For 35 years, Sister Cities International has brought the world’s attention to Fort Worth. Created by President Eisenhower after World War II, the Sister Cities International program aims to create peace and prosperity by forming friendships between people from different cities around the world. Today, our Fort Worth chapter of Sister Cities connects our community to nine “sister cities” in four continents, building cooperation between local governments, promoting cultural understanding, and stimulating economic growth. Our sister city ties give Fort Worth youth and adults windows to the world through programs and exchanges like a Fort Worth Police Department training program with officers in Toluca, Mexico, the creation of a TCU campus in Budapest, Hungary, and study abroad and internship opportunities in Reggio Emilia, Italy; Nimes, France; and Bandung, Indonesia. In 2013, our city’s Fourth of July fireworks show, already the largest in North Texas, was made especially spectacular by a gift of fireworks from our sister city of Nagaoka, the historic fireworks capital of Japan.
Last month marked Sister Cities Fort Worth’s thirty-fifth anniversary—with the Fort Worth City Council declaring the date, June 26, “Sister Cities Day” in Fort Worth—but the organization has even more reasons to celebrate. This month, for the tenth time in 35 years, Fort Worth Sister Cities was recognized as having the “Best Sister Cities Program in the Nation” by Sister Cities International, out of programs in nearly 500 communities around the world. Fort Worth Sister Cities distinguished itself partly through its major focus on youth programs, which aim to create future leaders who can one day help our city address challenges in this global era. One of these outstanding young people is Fort Worth’s own Will Lourcey, who founded a charity that fights hunger and poverty, and who was also awarded Sister Cities International’s Youth Leadership Award for his outstanding community service.
I’ve been proud to support our Sister Cities program since my time as Mayor of Fort Worth, knowing firsthand the importance of new business connections, tourism, and cultural understanding as our metroplex continues to grow at one of the fastest rates in America. In 2015, Sister Cities Fort Worth graciously honored me with their Global Leadership Award and with its Diplomatic Leadership Award in 2017.

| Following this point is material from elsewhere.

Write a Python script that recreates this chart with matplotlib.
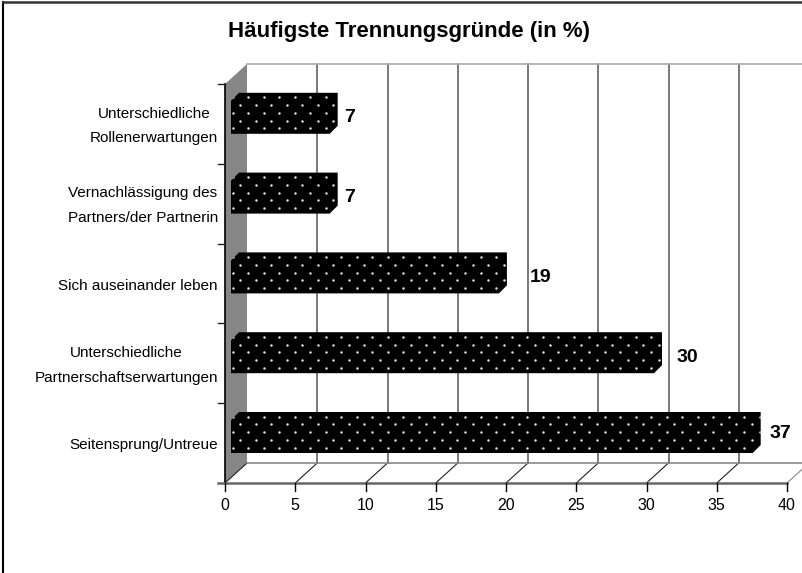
import numpy as np
import matplotlib
matplotlib.use("Agg")
import matplotlib.pyplot as plt

plt.rcParams['font.family'] = ['Liberation Sans', 'DejaVu Sans']

# Daten (von unten nach oben)
kategorien = [
    "Seitensprung/Untreue",
    "Unterschiedliche\nPartnerschaftserwartungen",
    "Sich auseinander leben",
    "Vernachlässigung des\nPartners/der Partnerin",
    "Unterschiedliche\nRollenerwartungen",
]
werte = [37, 30, 19, 7, 7]
x_ticks = [0, 5, 10, 15, 20, 25, 30, 35, 40]
titel = "Häufigste Trennungsgründe (in %)"

# Abstand der Wertbeschriftung vom Balken (Pixel)
label_dx = [9, 15, 23, 6, 6]
label_dy = [50, 46, 46, 46, 46]

W, H = 802, 573
fig = plt.figure(figsize=(W / 100, H / 100), dpi=100, facecolor="white")

# Rahmen der Grafik
fig.add_artist(plt.Line2D([3 / W, 3 / W], [0, 1 - 1.5 / H], color="black", lw=1.5))
fig.add_artist(plt.Line2D([3 / W, 1], [1 - 1.5 / H, 1 - 1.5 / H], color="#333333", lw=1.8))

# Achse: 0-40 zwischen x=225 und x=787 Pixel
ax = fig.add_axes([225 / W, (H - 483) / H, 562 / W, 399 / H])
ax.set_xlim(0, 40)
ax.set_ylim(0, 5)
ax.axis("off")

# 3D-Versatz in Achseneinheiten
px = 40 / 562
py = 5 / 399
tiefe_x, tiefe_y = 22 * px, 20 * py

# Seitenwand
ax.fill([0, tiefe_x, tiefe_x, 0], [0, tiefe_y, 5 + tiefe_y, 5], color="#868686", lw=0, clip_on=False, zorder=1)

# Gitterlinien hinten und Boden
x_rechts = (802 - 225) * px
for t in x_ticks:
    if t > 0 and t < 40:
        ax.plot([t + tiefe_x] * 2, [tiefe_y, 5 + tiefe_y], color="#555555", lw=1.1, clip_on=False, zorder=1)
    x_ende = min(t + tiefe_x, x_rechts)
    y_ende = (x_ende - t) / tiefe_x * tiefe_y
    ax.plot([t, x_ende], [0, y_ende], color="#222222" if t < 40 else "#888888", lw=0.8, clip_on=False, zorder=1)
ax.plot([tiefe_x, x_rechts], [tiefe_y, tiefe_y], color="#888888", lw=1.2, clip_on=False, zorder=1)
ax.plot([tiefe_x, x_rechts], [5 + tiefe_y, 5 + tiefe_y], color="#aaaaaa", lw=1.2, clip_on=False, zorder=1)

# Achsenlinien und Ticks
ax.plot([0, 0], [0, 5], color="black", lw=1.2, clip_on=False, zorder=2)
ax.plot([-7 * px, 40], [0, 0], color="#666666", lw=1.8, clip_on=False, zorder=2)
for i in range(1, 6):
    ax.plot([-7 * px, 0], [i, i], color="#222222", lw=1, clip_on=False, zorder=2)
for t in x_ticks:
    ax.plot([t, t], [0, -8 * py], color="black", lw=1, clip_on=False, zorder=2)
    ax.text(t, -22 * py, str(t), ha="center", va="center", fontsize=11.5)

# Balken
start = 6 * px
dx, dy = 8 * px, 8 * py
unten, oben = 30 * py, 63 * py
for i, (kat, wert) in enumerate(zip(kategorien, werte)):
    x0 = start
    x1 = start + wert * 14.1 * px
    y0, y1 = i + unten, i + oben
    rand = [x0, x0 + dx, x1 + dx, x1 + dx, x1, x0]
    hoehe = [y1, y1 + dy, y1 + dy, y0 + dy, y0, y0]
    balken = ax.fill(rand, hoehe, color="black", lw=0, clip_on=False, zorder=3)[0]

    # Punktmuster
    zeilen = y1 + dy - (4.5 + 7.8 * np.arange(6)) * py
    for z, y in enumerate(zeilen):
        xs = np.arange(x0 + (9 if z % 2 else 1.5) * px, x1 + dx, 15.5 * px)
        punkte = ax.scatter(xs, [y] * len(xs), s=3.2, color="#e0e0e0", lw=0, clip_on=True, zorder=4)
        punkte.set_clip_path(balken)

    ax.text(x1 + dx + label_dx[i] * px, i + label_dy[i] * py, str(wert), ha="left", va="center",
            fontsize=14, fontweight="bold")
    ax.text(-7 * px, i + 0.5 - 2 * py, kat, ha="right", va="center",
            multialignment="center", fontsize=11, linespacing=1.95)

fig.text(409 / W, 1 - 32 / H, titel, ha="center", va="center", fontsize=16, fontweight="bold")

fig.savefig("out.png", dpi=100)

Right now, as people-to-people interactions take on new meaning, Sister Cities Fort Worth is still connecting globally and enriching our community locally—through virtual platforms. While Sister Cities Fort Worth’s youth members meet through Zoom to organize games, leadership activities, and community service projects they can do from home, our city officials and those in our nine sister cities are advising each other on how to best reopen. Recently, Sister Cities Fort Worth conducted a virtual economic forum with Fort Worth city officials, local chambers of commerce, and their counterparts in Toluca, Mexico.
Fort Worth Sister Cities shows that when cities and their government and business leaders work together, understanding and opportunity among countries is born. True to President Eisenhower’s founding vision for Sister Cities International, the work of Fort Worth Sister Cities and our community’s promising youth can help build the future of our city, and our world.